Task details: Only the lines from the one with "Write the Plotly.js code for this chart." to the one with "103.6, 98.1, 96.4];", both included, should be output, without any images.

Data for processing:

..........

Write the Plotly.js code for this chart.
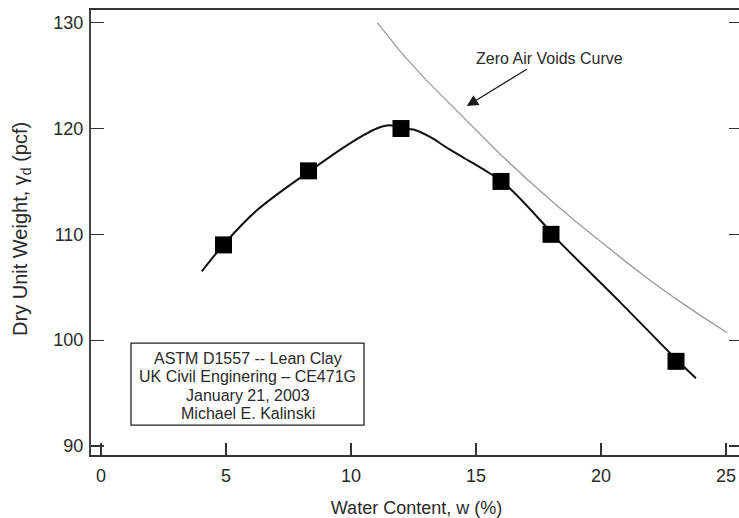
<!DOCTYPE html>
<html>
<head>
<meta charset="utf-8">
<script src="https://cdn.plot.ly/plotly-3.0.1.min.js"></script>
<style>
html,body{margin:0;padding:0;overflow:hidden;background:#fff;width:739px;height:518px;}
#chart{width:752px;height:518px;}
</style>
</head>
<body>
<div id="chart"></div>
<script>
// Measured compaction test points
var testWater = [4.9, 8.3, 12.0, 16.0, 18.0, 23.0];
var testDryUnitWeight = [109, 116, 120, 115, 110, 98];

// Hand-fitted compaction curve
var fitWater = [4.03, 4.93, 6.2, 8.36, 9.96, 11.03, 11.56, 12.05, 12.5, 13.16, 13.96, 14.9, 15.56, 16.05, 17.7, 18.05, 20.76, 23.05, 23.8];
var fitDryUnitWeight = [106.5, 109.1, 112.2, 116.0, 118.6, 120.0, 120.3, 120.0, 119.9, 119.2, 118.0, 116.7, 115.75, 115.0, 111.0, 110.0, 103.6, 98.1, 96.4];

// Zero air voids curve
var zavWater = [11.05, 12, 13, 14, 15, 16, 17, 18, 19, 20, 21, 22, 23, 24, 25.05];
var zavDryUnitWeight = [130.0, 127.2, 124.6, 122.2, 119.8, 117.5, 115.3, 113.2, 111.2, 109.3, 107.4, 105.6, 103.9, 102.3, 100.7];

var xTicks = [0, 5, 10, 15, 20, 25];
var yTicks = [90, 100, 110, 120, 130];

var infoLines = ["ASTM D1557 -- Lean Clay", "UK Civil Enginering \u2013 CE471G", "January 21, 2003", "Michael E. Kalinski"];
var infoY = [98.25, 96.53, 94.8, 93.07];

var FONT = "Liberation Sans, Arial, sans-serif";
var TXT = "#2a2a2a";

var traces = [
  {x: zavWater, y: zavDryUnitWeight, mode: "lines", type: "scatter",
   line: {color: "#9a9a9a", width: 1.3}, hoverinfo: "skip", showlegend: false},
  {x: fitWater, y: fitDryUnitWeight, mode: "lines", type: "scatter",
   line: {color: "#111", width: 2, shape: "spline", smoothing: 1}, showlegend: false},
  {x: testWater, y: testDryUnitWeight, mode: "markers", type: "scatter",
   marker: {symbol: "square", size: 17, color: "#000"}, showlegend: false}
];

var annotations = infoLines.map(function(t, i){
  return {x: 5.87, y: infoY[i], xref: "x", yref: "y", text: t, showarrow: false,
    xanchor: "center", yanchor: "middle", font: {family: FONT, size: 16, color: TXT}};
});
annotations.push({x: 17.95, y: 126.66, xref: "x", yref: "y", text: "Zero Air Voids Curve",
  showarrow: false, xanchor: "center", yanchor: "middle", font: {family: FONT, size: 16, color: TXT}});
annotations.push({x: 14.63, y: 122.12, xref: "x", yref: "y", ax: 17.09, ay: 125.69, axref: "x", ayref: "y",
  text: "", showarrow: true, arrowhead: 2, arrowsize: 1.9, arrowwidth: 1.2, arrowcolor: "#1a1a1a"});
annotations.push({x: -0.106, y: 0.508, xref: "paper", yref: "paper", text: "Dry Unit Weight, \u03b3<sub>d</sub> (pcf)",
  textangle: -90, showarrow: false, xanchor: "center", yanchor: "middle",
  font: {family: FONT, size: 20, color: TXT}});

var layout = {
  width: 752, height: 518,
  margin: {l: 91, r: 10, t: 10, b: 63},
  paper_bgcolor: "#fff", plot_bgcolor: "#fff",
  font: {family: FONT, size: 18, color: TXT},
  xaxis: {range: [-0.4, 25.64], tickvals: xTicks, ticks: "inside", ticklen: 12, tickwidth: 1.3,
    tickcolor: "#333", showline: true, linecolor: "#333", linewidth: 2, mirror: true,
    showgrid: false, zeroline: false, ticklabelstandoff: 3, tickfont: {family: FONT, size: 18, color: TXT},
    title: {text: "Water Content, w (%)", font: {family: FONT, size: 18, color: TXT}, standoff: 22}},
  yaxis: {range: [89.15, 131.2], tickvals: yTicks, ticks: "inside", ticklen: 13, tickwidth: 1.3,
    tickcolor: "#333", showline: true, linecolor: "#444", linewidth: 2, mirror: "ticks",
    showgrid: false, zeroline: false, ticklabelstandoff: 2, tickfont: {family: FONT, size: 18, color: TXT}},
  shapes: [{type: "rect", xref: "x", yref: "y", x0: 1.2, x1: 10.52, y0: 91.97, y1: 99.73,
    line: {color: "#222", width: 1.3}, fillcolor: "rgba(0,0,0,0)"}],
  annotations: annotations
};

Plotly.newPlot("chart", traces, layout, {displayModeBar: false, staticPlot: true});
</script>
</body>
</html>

..........

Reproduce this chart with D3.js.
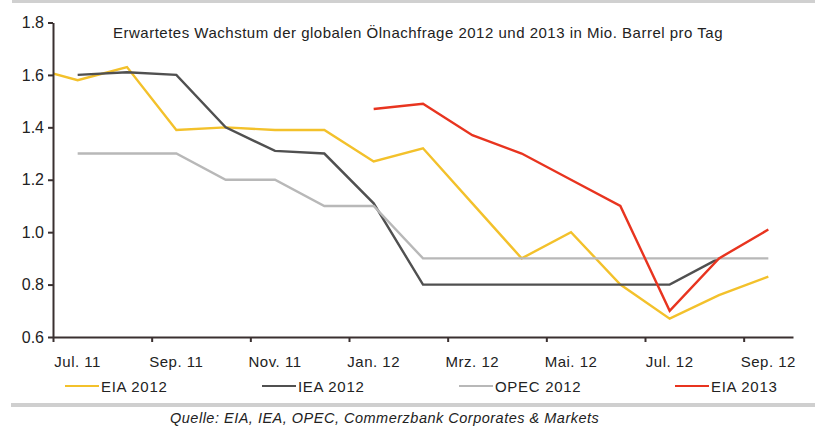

..........

The result:
Write the Plotly.js code for this chart.
<!DOCTYPE html>
<html>
<head>
<meta charset="utf-8">
<script src="https://cdn.plot.ly/plotly-3.0.1.min.js"></script>
<style>
html,body{margin:0;padding:0;overflow:hidden;background:#fff;width:739px;height:518px;}
#chart{width:752px;height:518px;}
</style>
</head>
<body>
<div id="chart"></div>
<script>
// Measured compaction test points
var testWater = [4.9, 8.3, 12.0, 16.0, 18.0, 23.0];
var testDryUnitWeight = [109, 116, 120, 115, 110, 98];

// Hand-fitted compaction curve
var fitWater = [4.03, 4.93, 6.2, 8.36, 9.96, 11.03, 11.56, 12.05, 12.5, 13.16, 13.96, 14.9, 15.56, 16.05, 17.7, 18.05, 20.76, 23.05, 23.8];
var fitDryUnitWeight = [106.5, 109.1, 112.2, 116.0, 118.6, 120.0, 120.3, 120.0, 119.9, 119.2, 118.0, 116.7, 115.75, 115.0, 111.0, 110.0, 103.6, 98.1, 96.4];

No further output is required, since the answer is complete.